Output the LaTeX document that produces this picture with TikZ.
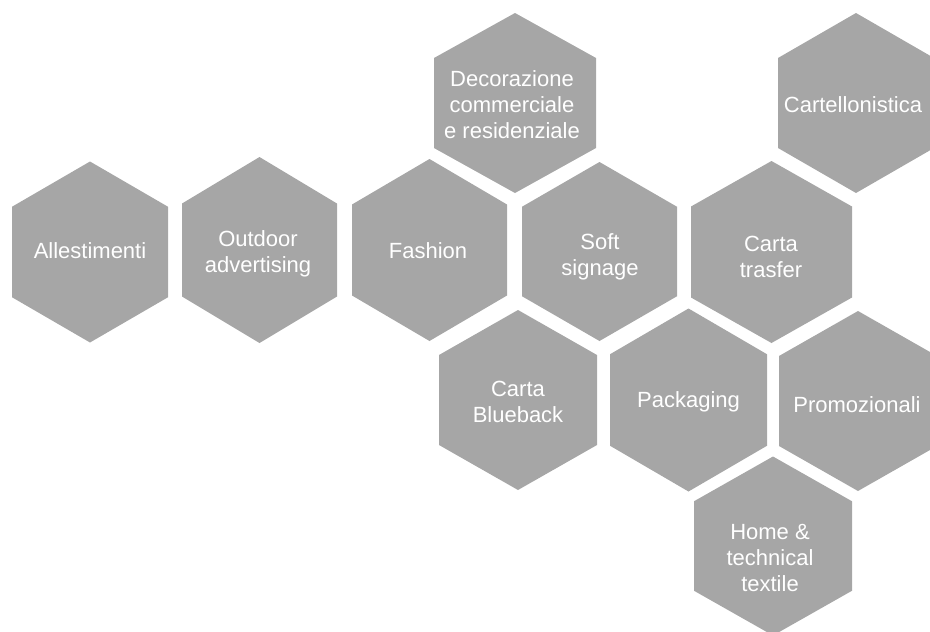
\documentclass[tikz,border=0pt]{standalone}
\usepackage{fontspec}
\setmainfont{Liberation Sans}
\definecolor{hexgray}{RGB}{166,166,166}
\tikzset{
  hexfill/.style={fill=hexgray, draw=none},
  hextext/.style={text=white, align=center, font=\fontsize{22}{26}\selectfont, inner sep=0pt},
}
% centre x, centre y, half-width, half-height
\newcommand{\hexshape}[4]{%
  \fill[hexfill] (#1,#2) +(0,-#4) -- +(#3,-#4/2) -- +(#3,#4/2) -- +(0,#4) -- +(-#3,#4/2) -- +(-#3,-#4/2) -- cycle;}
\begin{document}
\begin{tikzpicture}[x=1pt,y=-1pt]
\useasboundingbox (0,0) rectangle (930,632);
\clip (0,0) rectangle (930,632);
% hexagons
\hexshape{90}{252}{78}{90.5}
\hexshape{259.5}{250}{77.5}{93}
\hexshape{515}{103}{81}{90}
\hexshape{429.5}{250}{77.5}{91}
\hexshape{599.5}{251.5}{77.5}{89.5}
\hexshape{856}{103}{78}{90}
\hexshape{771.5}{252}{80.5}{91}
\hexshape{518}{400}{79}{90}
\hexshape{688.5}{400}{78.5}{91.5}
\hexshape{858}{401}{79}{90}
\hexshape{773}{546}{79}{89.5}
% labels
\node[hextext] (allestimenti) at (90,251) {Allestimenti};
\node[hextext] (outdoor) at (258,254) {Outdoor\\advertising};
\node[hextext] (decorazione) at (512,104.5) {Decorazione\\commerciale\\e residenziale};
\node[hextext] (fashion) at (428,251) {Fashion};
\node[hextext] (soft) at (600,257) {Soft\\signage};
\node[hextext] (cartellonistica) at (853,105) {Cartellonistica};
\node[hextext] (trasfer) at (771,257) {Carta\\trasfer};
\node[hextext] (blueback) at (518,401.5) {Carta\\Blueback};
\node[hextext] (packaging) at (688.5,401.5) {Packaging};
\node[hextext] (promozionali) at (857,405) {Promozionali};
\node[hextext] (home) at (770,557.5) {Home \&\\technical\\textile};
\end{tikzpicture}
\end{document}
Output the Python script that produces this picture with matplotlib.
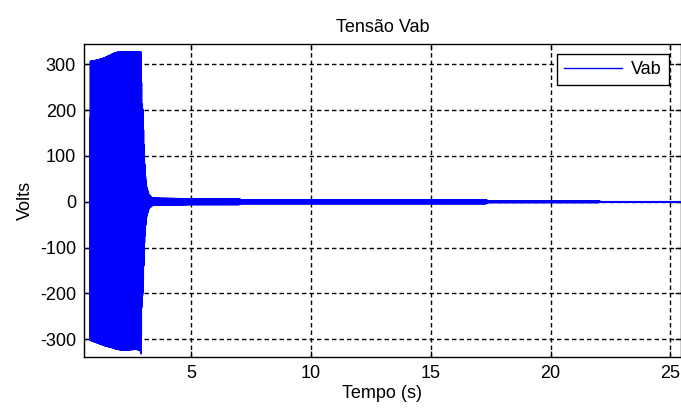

■ WORK TO DO ■
Go through the listing above and write it out again exactly, dropping the pictures.

■ ANSWER TO THE TASK ■
Output the LaTeX document that produces this picture with TikZ.
\documentclass[tikz,border=0pt]{standalone}
\usepackage{fontspec}
\setmainfont{Liberation Sans}
\definecolor{hexgray}{RGB}{166,166,166}
\tikzset{
  hexfill/.style={fill=hexgray, draw=none},
  hextext/.style={text=white, align=center, font=\fontsize{22}{26}\selectfont, inner sep=0pt},
}
% centre x, centre y, half-width, half-height
\newcommand{\hexshape}[4]{%
  \fill[hexfill] (#1,#2) +(0,-#4) -- +(#3,-#4/2) -- +(#3,#4/2) -- +(0,#4) -- +(-#3,#4/2) -- +(-#3,-#4/2) -- cycle;}
\begin{document}
\begin{tikzpicture}[x=1pt,y=-1pt]
\useasboundingbox (0,0) rectangle (930,632);
\clip (0,0) rectangle (930,632);
% hexagons
\hexshape{90}{252}{78}{90.5}
\hexshape{259.5}{250}{77.5}{93}
\hexshape{515}{103}{81}{90}
\hexshape{429.5}{250}{77.5}{91}
\hexshape{599.5}{251.5}{77.5}{89.5}
\hexshape{856}{103}{78}{90}
\hexshape{771.5}{252}{80.5}{91}
\hexshape{518}{400}{79}{90}
\hexshape{688.5}{400}{78.5}{91.5}
\hexshape{858}{401}{79}{90}
\hexshape{773}{546}{79}{89.5}
% labels
\node[hextext] (allestimenti) at (90,251) {Allestimenti};
\node[hextext] (outdoor) at (258,254) {Outdoor\\advertising};
\node[hextext] (decorazione) at (512,104.5) {Decorazione\\commerciale\\e residenziale};
\node[hextext] (fashion) at (428,251) {Fashion};
\node[hextext] (soft) at (600,257) {Soft\\signage};
\node[hextext] (cartellonistica) at (853,105) {Cartellonistica};
\node[hextext] (trasfer) at (771,257) {Carta\\trasfer};
\node[hextext] (blueback) at (518,401.5) {Carta\\Blueback};
\node[hextext] (packaging) at (688.5,401.5) {Packaging};
\node[hextext] (promozionali) at (857,405) {Promozionali};
\node[hextext] (home) at (770,557.5) {Home \&\\technical\\textile};
\end{tikzpicture}
\end{document}
Output the Python script that produces this picture with matplotlib.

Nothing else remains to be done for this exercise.